Alachua County Library-Partnering with the Latina Womens League to Celebrate Hispanic Heritage Month
Alachua County Library – Partnering with the Latina Women’s League to Celebrate Hispanic Heritage Month
Travis Fristoe works in the Adult Services Department of the Alachua County Library in Florida. The following interview by MLIS student, Rebecca Paul, is a great example of how a partnership with a community organization that serves Spanish speakers can lead to a flourishing community event.
How would you describe the community of Alachua County Library District?
The Downtown branch is located in North Central Florida. The city of Gainesville has the largest state university which brings in a diverse population. Gainesville currently has about 155,000 people with 6.4% being of Hispanic origin. The county, as a whole, is agriculturally based. There is a different dynamic in Gainesville than in the rest of the county and it is interesting to think about how we can best reach the entire county and community.
What partnerships has the library fostered with the Hispanic community?
The Latina Women’s League came to us wanting to host a five week film festival at the downtown headquarters during Hispanic Heritage Month. They selected the movies, brought in speakers, discussed the films and arranged for food. I was able to come in and help set up the projector, as well as do a few other essentials. We show independent and African films regularly to the community so we were very much prepared for what the Latina Women’s League asked of us. We provided the space, speakers, projectors, chairs and the sound system.
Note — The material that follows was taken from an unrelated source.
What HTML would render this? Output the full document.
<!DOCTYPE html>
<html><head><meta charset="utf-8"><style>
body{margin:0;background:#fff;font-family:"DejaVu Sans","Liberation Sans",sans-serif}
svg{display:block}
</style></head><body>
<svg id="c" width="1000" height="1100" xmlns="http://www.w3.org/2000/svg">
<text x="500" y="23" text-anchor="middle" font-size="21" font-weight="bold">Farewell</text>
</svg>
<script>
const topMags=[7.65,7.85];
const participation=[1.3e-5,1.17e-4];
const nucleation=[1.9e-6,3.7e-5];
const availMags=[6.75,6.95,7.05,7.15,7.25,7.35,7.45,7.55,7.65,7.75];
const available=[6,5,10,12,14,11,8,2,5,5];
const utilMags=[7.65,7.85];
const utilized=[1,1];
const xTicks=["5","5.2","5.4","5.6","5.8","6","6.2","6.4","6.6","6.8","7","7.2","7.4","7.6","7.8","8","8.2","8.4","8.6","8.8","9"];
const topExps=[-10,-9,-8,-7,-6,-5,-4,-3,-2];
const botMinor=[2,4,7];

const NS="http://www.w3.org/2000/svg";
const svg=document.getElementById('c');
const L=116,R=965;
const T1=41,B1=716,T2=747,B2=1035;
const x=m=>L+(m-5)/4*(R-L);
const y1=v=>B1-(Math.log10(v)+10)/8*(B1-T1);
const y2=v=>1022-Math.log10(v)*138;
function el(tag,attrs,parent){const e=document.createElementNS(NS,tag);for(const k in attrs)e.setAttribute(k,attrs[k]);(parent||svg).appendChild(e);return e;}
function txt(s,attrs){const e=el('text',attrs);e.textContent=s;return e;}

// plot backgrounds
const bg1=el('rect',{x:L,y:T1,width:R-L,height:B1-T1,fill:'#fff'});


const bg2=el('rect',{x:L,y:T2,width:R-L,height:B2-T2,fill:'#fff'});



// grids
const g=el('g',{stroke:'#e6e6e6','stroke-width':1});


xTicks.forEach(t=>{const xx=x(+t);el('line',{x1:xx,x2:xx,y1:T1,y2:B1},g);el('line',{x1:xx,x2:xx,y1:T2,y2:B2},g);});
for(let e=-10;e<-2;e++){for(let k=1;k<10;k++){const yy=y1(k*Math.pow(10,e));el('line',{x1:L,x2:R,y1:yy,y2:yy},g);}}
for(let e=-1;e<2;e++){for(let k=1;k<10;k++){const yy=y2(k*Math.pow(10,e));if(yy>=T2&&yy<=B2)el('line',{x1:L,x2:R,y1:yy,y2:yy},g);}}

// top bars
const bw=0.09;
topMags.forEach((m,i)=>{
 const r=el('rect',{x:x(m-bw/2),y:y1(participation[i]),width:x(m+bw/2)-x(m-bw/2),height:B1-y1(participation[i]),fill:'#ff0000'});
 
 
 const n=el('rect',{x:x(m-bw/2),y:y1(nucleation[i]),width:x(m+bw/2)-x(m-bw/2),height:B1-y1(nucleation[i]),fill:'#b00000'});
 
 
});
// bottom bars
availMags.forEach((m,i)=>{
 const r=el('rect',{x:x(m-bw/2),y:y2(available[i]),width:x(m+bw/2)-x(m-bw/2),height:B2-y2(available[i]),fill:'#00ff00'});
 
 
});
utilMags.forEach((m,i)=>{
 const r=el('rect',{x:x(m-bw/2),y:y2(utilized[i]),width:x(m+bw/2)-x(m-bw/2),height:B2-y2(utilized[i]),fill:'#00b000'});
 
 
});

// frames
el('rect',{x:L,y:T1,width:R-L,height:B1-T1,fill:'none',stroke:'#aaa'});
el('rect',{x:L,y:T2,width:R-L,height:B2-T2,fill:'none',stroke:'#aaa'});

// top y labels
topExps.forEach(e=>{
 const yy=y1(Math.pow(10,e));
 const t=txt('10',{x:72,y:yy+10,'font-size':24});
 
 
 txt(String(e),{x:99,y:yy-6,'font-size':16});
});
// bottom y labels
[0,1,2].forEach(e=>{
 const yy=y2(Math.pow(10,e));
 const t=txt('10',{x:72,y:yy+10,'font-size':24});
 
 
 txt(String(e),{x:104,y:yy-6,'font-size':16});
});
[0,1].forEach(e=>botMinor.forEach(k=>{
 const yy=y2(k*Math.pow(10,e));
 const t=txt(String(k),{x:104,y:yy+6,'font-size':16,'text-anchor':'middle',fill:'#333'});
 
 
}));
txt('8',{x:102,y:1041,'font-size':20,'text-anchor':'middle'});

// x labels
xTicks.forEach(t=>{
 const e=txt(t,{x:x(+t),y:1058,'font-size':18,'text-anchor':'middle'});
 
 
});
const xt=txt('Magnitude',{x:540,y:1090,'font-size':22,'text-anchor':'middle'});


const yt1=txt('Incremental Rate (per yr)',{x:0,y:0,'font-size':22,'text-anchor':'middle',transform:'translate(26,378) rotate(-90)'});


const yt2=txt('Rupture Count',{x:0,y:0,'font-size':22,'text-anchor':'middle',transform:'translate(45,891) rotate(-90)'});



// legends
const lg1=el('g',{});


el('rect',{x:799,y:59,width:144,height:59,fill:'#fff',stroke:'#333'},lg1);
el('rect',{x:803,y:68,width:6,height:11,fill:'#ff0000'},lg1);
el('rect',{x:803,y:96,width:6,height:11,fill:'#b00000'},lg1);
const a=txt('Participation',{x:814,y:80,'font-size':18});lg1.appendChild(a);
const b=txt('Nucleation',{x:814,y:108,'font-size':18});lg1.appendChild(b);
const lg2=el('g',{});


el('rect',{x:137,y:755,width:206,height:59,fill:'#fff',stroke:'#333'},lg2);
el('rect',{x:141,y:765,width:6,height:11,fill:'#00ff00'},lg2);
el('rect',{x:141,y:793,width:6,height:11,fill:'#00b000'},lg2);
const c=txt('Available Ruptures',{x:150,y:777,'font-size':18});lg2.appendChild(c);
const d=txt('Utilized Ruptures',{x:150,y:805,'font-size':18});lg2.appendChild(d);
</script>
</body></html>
How were the films chosen?
All the films were fairly recent. They were feature films as opposed to documentaries. They also were chosen for geographic appeal and to hopefully generate dialogue.
Were all the films in Spanish?
Most were in Spanish, with sub-titles. There were a few exceptions. The film A Day Without Mexicans was in English, another Brazilian film was in Portuguese.
How was the film festival advertised?
It was a joint effort between the Latina Women’s League and the Alachua County Library. A local newspaper did a spread on the event, they generated their own posters, and we have an in house graphic designer who did a poster for us. We put information on our main website, it was mentioned in the seasonal program guide, we sent flyers to local restaurants and we let bilingual education departments at the college know of the event. It’s important to use as many venues as possible.
When did the event take place?
It took place once a week on Saturdays at 2 pm. We decided that this would be the best time for working families and students in the area. There was a large turn-out with up to 100 people in attendance. One well represented group was middle age, Latina women. There were fewer students than I had expected.
How do you think this event benefits the Hispanic Community?
People showed up early and stayed late. This event was very social and interactive. People seemed excited and interested in what the films would offer. There were many connections being made. Speakers were brought in to discuss certain issues that came out of the films. The film Valentine, in particular, had some political undertones that needed to be talked about. The film was a good choice as it was both entertaining and educational. This event also helped raise awareness of the resources the library is able to offer. A few people were not aware of our foreign language section.
Will the library co-sponsor this event again in the future?
If the Latina Women’s League would like to then we are up for it. This film festival has also led to other groups coming forward and asking to utilize our space. We provided Library card applications and library information. So these events will only increase attendance to the library, which is always a goal.
How will the partnership with the Latina Women’s league continue to grow?
They want to offer homework help or bilingual classes here in the library. We are willing to help them out in anyway we are able.